According to the proposal that NSF accepted, Nelson's project will make use of "flocking" rules created by a cinema scene programmer in the 1980s. These rules state that if you give minimal direction to a few digital agents within a bunch, such as "stay close but not too close to your neighbors," the behavior of the entire bunch will be a random but mostly predictable flocking. (Flocking is often used in animated films to create realistic-looking crowd behavior, such as the wildebeest stampede in "The Lion King.")

Nelson was a computer engineer at the NASA Langley Research Center from 1991-2002, and during that period he earned a master's degree and doctorate in computer science from ODU. He joined the faculty as an assistant professor in 2002 after a postdoctoral stint at the University of North Carolina, Chapel Hill.

In just a few years, Nelson has become an internationally recognized expert in the areas of digital libraries and digital preservation, said Kurt Maly, chair of the ODU computer science department. "We are extremely proud of Professor Nelson winning the prestigious NSF Career award. He is the first in our department and one of only a few faculty at ODU to ever win this award," Maly added.

In addition to this grant, Nelson has been principal investigator or co-principal investigator on eight grants totaling $1.8 million.

During the NSF Career Grant period Nelson will create a preservation test bed that has real content stored within self-preserving digital objects, in repositories and in the general Web. "I will create a framework for measuring preservation effectiveness and perform a quantitative analysis of the content each year," he wrote in his NSF proposal.

Beneficiaries of his work will include computer science students at ODU, whom he will teach and lead in research. Some projects will involve the preservation of old tests, assignments and projects.

Students should appreciate the timeliness and novelty of the project. "I have several Ph.D. students working on other funded projects with the Library of Congress and NSF involving alternative approaches to preservation, but this is probably our most radical approach yet.

"Self-preservation may or may not work, but the Career award will allow me to bring a preservation focus to our course offerings, and maybe the next radical preservation technique will come from the students in those courses."

Added Maly: "Today's students have iPods, digital cameras, laptops and nearly unlimited capacity to create, store and share content. Computer science provides training in many applied areas such as Web programming, networking and databases. The field must now also teach stewardship of large, personal data collections. We look forward to integrating the results of Professor Nelson's Career award into both our graduate and undergraduate curriculum."

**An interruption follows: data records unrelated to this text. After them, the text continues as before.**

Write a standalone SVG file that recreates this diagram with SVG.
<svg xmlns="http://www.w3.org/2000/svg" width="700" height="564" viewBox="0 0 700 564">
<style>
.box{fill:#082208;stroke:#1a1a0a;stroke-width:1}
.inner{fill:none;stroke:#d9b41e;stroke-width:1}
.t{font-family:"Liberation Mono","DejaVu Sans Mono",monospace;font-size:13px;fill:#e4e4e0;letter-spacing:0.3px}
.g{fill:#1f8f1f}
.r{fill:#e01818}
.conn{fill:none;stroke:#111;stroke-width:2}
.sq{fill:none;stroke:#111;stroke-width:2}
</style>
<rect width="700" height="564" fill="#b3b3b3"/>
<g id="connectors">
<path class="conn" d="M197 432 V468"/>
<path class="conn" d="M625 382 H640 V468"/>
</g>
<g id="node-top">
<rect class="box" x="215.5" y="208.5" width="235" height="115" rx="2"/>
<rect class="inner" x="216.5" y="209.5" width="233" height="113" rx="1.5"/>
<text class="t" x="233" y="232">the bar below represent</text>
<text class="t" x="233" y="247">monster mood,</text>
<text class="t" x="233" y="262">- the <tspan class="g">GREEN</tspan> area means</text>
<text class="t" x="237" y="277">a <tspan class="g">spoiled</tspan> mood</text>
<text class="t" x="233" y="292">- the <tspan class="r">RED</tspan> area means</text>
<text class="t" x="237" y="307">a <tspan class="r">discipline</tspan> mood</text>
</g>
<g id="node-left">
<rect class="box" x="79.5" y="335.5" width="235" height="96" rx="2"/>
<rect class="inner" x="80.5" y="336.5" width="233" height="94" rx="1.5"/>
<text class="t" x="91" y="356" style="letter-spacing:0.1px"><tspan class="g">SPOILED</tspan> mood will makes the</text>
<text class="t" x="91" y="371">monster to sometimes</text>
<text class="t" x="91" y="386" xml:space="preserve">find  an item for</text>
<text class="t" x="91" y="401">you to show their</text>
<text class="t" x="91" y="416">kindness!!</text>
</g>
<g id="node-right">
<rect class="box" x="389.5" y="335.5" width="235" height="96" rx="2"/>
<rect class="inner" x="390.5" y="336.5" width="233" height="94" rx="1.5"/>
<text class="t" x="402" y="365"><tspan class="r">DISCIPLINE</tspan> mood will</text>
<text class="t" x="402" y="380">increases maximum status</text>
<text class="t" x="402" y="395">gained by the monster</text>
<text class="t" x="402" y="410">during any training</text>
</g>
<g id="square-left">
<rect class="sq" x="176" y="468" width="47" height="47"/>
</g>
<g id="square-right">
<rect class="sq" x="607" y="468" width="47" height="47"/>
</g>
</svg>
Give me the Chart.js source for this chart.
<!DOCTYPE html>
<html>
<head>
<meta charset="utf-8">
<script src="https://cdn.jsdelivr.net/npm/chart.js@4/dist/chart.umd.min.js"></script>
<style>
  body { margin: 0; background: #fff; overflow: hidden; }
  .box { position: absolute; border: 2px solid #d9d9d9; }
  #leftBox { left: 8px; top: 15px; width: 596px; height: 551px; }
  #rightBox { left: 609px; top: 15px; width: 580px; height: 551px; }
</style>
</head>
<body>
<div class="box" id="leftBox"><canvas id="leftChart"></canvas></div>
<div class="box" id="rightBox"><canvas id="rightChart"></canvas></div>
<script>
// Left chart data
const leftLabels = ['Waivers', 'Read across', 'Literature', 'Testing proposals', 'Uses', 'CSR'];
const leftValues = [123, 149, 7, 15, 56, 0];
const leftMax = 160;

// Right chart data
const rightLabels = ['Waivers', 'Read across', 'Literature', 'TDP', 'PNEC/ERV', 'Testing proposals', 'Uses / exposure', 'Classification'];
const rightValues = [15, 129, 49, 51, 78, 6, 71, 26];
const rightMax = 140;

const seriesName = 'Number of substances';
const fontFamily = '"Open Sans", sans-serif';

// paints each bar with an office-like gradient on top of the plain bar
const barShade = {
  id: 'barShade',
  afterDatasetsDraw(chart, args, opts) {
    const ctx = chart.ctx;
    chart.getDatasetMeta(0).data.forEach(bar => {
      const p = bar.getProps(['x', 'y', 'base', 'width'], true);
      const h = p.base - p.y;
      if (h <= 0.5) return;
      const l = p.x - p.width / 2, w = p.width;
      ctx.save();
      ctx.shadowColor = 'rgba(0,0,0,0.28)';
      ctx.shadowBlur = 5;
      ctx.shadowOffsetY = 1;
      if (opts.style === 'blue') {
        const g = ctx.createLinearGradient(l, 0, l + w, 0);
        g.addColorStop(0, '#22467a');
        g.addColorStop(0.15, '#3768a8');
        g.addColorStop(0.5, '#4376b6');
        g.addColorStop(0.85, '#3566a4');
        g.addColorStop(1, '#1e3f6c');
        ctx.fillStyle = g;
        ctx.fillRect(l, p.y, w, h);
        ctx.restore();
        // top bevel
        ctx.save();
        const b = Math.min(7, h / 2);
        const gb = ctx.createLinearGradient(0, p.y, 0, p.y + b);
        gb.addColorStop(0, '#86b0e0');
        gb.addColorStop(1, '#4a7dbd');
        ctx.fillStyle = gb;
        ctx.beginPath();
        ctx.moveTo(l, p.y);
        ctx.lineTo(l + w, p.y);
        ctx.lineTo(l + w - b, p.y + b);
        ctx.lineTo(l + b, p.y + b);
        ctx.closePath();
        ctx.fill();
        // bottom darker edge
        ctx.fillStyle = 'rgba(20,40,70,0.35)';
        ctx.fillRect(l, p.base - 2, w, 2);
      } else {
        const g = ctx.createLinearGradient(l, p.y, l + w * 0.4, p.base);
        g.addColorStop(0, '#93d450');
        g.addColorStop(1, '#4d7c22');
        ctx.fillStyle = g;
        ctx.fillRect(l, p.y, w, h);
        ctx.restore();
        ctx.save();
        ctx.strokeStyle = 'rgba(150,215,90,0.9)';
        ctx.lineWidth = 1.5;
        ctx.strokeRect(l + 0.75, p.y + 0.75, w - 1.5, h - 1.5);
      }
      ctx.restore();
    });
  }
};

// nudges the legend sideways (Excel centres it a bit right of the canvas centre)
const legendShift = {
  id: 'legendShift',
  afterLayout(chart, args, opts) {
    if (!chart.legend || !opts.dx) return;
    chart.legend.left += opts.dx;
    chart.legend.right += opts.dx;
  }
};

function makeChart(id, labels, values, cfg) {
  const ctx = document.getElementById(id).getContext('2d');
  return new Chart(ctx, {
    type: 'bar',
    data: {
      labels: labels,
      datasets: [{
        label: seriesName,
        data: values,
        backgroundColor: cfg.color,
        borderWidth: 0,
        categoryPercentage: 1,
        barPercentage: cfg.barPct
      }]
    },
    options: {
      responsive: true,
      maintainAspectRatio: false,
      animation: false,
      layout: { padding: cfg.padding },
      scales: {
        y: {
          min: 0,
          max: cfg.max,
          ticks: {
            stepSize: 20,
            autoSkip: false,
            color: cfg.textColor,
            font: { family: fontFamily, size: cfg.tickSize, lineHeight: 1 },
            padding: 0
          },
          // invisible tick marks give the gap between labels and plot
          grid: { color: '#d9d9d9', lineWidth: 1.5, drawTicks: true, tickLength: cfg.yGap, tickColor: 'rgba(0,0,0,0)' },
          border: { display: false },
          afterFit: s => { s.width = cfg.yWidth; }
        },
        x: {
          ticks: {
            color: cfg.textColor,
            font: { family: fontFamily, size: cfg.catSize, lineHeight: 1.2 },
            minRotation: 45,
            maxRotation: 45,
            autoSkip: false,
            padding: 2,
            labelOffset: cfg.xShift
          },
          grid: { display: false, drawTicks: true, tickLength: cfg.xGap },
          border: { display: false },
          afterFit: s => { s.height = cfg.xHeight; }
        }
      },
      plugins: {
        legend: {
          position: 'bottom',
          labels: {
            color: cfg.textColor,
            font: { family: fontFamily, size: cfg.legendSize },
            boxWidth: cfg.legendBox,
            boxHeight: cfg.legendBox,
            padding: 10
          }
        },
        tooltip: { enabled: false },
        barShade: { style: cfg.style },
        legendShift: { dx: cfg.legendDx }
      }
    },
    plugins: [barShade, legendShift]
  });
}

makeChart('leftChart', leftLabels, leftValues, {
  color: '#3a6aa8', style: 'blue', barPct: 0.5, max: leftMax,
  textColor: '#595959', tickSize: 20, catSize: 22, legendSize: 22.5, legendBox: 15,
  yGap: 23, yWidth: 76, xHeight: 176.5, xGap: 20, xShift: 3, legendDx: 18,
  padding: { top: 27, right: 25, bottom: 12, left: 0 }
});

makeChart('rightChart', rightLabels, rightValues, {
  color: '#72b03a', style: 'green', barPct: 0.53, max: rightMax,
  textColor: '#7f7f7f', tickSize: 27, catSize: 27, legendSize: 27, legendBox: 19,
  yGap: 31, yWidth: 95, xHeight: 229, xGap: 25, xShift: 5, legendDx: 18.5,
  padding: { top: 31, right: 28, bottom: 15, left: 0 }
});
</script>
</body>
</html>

Maly and Nelson are members, together with Mohammad Zubair, professor of computer science, of the Digital Library Research Group @ ODU. The group has developed several Web services that are used internationally and was a founding member of the Open Archives Initiative (OAI). The new "mod­_oai" module is housed at ODU under Nelson's direction. Funding for the group comes from many government agencies involved in data preservation.
ODU is one of only a dozen universities in the United States that offers courses in digital libraries.

The university's computer sciences department received more good news last year when the U.S. Department of Energy (DOE) awarded $7 million for the creation of a center to be housed at ODU that will develop software for scientific problem solving on the next generation of high-performance computers.

Alex Pothen, a professor of computer science and a member of the Center for Computational Science at ODU, is the DOE grant's principal investigator. His collaborators come from ODU, Sandia National Laboratories in New Mexico, Argonne National Laboratory in Illinois, Ohio State University and Colorado State University.

With the funding, the researchers will establish the Combinatorial Scientific Computing and Petascale Simulations (CSCAPES, pronounced "seascapes") Institute. The institute will support the DOE's broad-based Scientific Discovery through Advanced Computing (SciDAC) initiative.